Exercise goal:
A faithful transcription of all the data is required.

Collected material:
▼

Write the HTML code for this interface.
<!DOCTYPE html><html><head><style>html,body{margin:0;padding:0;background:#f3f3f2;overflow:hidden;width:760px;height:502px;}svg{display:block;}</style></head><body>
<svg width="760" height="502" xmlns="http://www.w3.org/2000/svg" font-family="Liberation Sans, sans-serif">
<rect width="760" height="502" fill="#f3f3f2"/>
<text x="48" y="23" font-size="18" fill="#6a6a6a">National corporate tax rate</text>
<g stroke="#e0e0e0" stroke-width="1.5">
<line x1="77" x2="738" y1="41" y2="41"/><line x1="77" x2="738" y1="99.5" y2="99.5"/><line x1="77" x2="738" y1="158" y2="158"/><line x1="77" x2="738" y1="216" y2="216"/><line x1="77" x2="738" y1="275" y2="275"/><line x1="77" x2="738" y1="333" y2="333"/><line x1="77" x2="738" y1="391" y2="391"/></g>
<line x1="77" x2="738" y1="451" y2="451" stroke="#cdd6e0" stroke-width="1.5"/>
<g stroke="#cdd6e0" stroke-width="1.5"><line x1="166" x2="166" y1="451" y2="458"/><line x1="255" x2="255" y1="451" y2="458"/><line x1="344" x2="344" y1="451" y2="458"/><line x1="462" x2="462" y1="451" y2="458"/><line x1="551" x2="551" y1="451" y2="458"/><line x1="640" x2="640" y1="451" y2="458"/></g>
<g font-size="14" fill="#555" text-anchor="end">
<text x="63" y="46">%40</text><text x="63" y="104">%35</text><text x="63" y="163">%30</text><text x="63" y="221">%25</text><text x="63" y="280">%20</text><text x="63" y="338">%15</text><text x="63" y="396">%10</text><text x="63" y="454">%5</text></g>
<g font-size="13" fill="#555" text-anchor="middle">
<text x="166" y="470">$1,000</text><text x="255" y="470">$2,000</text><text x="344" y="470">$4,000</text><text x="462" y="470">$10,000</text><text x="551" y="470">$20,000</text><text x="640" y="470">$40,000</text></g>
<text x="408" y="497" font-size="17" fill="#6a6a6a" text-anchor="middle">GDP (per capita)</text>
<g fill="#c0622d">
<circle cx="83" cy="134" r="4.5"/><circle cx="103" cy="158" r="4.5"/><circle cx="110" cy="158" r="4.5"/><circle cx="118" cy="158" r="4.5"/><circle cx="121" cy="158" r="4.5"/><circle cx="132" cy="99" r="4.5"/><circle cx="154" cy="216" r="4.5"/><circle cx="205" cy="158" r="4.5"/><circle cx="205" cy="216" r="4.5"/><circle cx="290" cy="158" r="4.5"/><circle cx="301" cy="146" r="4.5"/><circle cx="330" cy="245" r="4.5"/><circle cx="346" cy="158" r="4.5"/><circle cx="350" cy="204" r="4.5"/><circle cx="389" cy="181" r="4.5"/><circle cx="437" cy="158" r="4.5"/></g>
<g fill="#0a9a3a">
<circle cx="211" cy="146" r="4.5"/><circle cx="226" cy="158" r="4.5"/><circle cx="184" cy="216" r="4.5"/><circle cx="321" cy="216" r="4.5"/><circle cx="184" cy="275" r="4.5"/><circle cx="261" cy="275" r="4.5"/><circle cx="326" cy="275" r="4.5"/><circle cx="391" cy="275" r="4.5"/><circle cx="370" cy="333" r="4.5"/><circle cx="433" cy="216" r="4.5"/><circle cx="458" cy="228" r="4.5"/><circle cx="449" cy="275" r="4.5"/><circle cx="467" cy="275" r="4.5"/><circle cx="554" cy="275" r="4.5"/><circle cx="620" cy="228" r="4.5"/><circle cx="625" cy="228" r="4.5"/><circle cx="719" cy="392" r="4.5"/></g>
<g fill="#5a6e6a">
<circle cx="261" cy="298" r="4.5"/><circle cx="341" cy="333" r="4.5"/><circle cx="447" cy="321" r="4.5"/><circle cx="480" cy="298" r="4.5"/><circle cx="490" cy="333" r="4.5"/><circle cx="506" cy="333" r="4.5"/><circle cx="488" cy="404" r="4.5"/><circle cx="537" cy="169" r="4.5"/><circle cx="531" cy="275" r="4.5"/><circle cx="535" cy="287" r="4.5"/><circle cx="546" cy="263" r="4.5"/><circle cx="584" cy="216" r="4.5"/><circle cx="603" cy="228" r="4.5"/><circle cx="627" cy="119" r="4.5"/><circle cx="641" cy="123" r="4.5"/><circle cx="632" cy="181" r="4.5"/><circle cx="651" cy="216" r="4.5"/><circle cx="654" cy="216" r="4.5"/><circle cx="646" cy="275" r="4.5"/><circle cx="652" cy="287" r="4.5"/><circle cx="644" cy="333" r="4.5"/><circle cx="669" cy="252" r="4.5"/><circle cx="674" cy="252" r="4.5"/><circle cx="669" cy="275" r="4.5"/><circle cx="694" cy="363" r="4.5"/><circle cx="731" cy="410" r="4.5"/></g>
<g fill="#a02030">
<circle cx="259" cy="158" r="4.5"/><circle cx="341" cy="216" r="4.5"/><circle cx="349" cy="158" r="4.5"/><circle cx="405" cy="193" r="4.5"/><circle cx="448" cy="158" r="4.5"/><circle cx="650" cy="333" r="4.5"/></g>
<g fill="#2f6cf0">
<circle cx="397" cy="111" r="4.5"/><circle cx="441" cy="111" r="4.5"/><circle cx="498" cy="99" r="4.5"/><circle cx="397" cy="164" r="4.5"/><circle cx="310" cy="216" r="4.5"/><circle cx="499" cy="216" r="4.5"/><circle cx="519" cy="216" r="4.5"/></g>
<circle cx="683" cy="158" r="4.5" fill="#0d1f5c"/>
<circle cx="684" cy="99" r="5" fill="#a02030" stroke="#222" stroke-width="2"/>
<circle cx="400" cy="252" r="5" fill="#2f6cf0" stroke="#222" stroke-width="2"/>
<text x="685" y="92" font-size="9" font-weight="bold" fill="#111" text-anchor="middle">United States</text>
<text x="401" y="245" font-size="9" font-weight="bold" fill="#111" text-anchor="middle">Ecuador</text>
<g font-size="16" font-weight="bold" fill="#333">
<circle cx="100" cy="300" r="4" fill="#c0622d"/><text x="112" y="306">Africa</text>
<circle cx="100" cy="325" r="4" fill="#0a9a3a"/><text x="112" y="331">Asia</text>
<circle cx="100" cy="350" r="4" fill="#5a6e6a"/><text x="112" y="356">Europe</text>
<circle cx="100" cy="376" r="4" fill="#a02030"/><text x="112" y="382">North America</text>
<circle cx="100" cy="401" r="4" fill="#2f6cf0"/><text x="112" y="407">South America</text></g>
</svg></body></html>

▲

Solution below:
Write the HTML code for this interface.
<!DOCTYPE html><html><head><style>html,body{margin:0;padding:0;background:#f3f3f2;overflow:hidden;width:760px;height:502px;}svg{display:block;}</style></head><body>
<svg width="760" height="502" xmlns="http://www.w3.org/2000/svg" font-family="Liberation Sans, sans-serif">
<rect width="760" height="502" fill="#f3f3f2"/>
<text x="48" y="23" font-size="18" fill="#6a6a6a">National corporate tax rate</text>
<g stroke="#e0e0e0" stroke-width="1.5">
<line x1="77" x2="738" y1="41" y2="41"/><line x1="77" x2="738" y1="99.5" y2="99.5"/><line x1="77" x2="738" y1="158" y2="158"/><line x1="77" x2="738" y1="216" y2="216"/><line x1="77" x2="738" y1="275" y2="275"/><line x1="77" x2="738" y1="333" y2="333"/><line x1="77" x2="738" y1="391" y2="391"/></g>
<line x1="77" x2="738" y1="451" y2="451" stroke="#cdd6e0" stroke-width="1.5"/>
<g stroke="#cdd6e0" stroke-width="1.5"><line x1="166" x2="166" y1="451" y2="458"/><line x1="255" x2="255" y1="451" y2="458"/><line x1="344" x2="344" y1="451" y2="458"/><line x1="462" x2="462" y1="451" y2="458"/><line x1="551" x2="551" y1="451" y2="458"/><line x1="640" x2="640" y1="451" y2="458"/></g>
<g font-size="14" fill="#555" text-anchor="end">
<text x="63" y="46">%40</text><text x="63" y="104">%35</text><text x="63" y="163">%30</text><text x="63" y="221">%25</text><text x="63" y="280">%20</text><text x="63" y="338">%15</text><text x="63" y="396">%10</text><text x="63" y="454">%5</text></g>
<g font-size="13" fill="#555" text-anchor="middle">
<text x="166" y="470">$1,000</text><text x="255" y="470">$2,000</text><text x="344" y="470">$4,000</text><text x="462" y="470">$10,000</text><text x="551" y="470">$20,000</text><text x="640" y="470">$40,000</text></g>
<text x="408" y="497" font-size="17" fill="#6a6a6a" text-anchor="middle">GDP (per capita)</text>
<g fill="#c0622d">
<circle cx="83" cy="134" r="4.5"/><circle cx="103" cy="158" r="4.5"/><circle cx="110" cy="158" r="4.5"/><circle cx="118" cy="158" r="4.5"/><circle cx="121" cy="158" r="4.5"/><circle cx="132" cy="99" r="4.5"/><circle cx="154" cy="216" r="4.5"/><circle cx="205" cy="158" r="4.5"/><circle cx="205" cy="216" r="4.5"/><circle cx="290" cy="158" r="4.5"/><circle cx="301" cy="146" r="4.5"/><circle cx="330" cy="245" r="4.5"/><circle cx="346" cy="158" r="4.5"/><circle cx="350" cy="204" r="4.5"/><circle cx="389" cy="181" r="4.5"/><circle cx="437" cy="158" r="4.5"/></g>
<g fill="#0a9a3a">
<circle cx="211" cy="146" r="4.5"/><circle cx="226" cy="158" r="4.5"/><circle cx="184" cy="216" r="4.5"/><circle cx="321" cy="216" r="4.5"/><circle cx="184" cy="275" r="4.5"/><circle cx="261" cy="275" r="4.5"/><circle cx="326" cy="275" r="4.5"/><circle cx="391" cy="275" r="4.5"/><circle cx="370" cy="333" r="4.5"/><circle cx="433" cy="216" r="4.5"/><circle cx="458" cy="228" r="4.5"/><circle cx="449" cy="275" r="4.5"/><circle cx="467" cy="275" r="4.5"/><circle cx="554" cy="275" r="4.5"/><circle cx="620" cy="228" r="4.5"/><circle cx="625" cy="228" r="4.5"/><circle cx="719" cy="392" r="4.5"/></g>
<g fill="#5a6e6a">
<circle cx="261" cy="298" r="4.5"/><circle cx="341" cy="333" r="4.5"/><circle cx="447" cy="321" r="4.5"/><circle cx="480" cy="298" r="4.5"/><circle cx="490" cy="333" r="4.5"/><circle cx="506" cy="333" r="4.5"/><circle cx="488" cy="404" r="4.5"/><circle cx="537" cy="169" r="4.5"/><circle cx="531" cy="275" r="4.5"/><circle cx="535" cy="287" r="4.5"/><circle cx="546" cy="263" r="4.5"/><circle cx="584" cy="216" r="4.5"/><circle cx="603" cy="228" r="4.5"/><circle cx="627" cy="119" r="4.5"/><circle cx="641" cy="123" r="4.5"/><circle cx="632" cy="181" r="4.5"/><circle cx="651" cy="216" r="4.5"/><circle cx="654" cy="216" r="4.5"/><circle cx="646" cy="275" r="4.5"/><circle cx="652" cy="287" r="4.5"/><circle cx="644" cy="333" r="4.5"/><circle cx="669" cy="252" r="4.5"/><circle cx="674" cy="252" r="4.5"/><circle cx="669" cy="275" r="4.5"/><circle cx="694" cy="363" r="4.5"/><circle cx="731" cy="410" r="4.5"/></g>
<g fill="#a02030">
<circle cx="259" cy="158" r="4.5"/><circle cx="341" cy="216" r="4.5"/><circle cx="349" cy="158" r="4.5"/><circle cx="405" cy="193" r="4.5"/><circle cx="448" cy="158" r="4.5"/><circle cx="650" cy="333" r="4.5"/></g>
<g fill="#2f6cf0">
<circle cx="397" cy="111" r="4.5"/><circle cx="441" cy="111" r="4.5"/><circle cx="498" cy="99" r="4.5"/><circle cx="397" cy="164" r="4.5"/><circle cx="310" cy="216" r="4.5"/><circle cx="499" cy="216" r="4.5"/><circle cx="519" cy="216" r="4.5"/></g>
<circle cx="683" cy="158" r="4.5" fill="#0d1f5c"/>
<circle cx="684" cy="99" r="5" fill="#a02030" stroke="#222" stroke-width="2"/>
<circle cx="400" cy="252" r="5" fill="#2f6cf0" stroke="#222" stroke-width="2"/>
<text x="685" y="92" font-size="9" font-weight="bold" fill="#111" text-anchor="middle">United States</text>
<text x="401" y="245" font-size="9" font-weight="bold" fill="#111" text-anchor="middle">Ecuador</text>
<g font-size="16" font-weight="bold" fill="#333">
<circle cx="100" cy="300" r="4" fill="#c0622d"/><text x="112" y="306">Africa</text>
<circle cx="100" cy="325" r="4" fill="#0a9a3a"/><text x="112" y="331">Asia</text>
<circle cx="100" cy="350" r="4" fill="#5a6e6a"/><text x="112" y="356">Europe</text>
<circle cx="100" cy="376" r="4" fill="#a02030"/><text x="112" y="382">North America</text>
<circle cx="100" cy="401" r="4" fill="#2f6cf0"/><text x="112" y="407">South America</text></g>
</svg></body></html>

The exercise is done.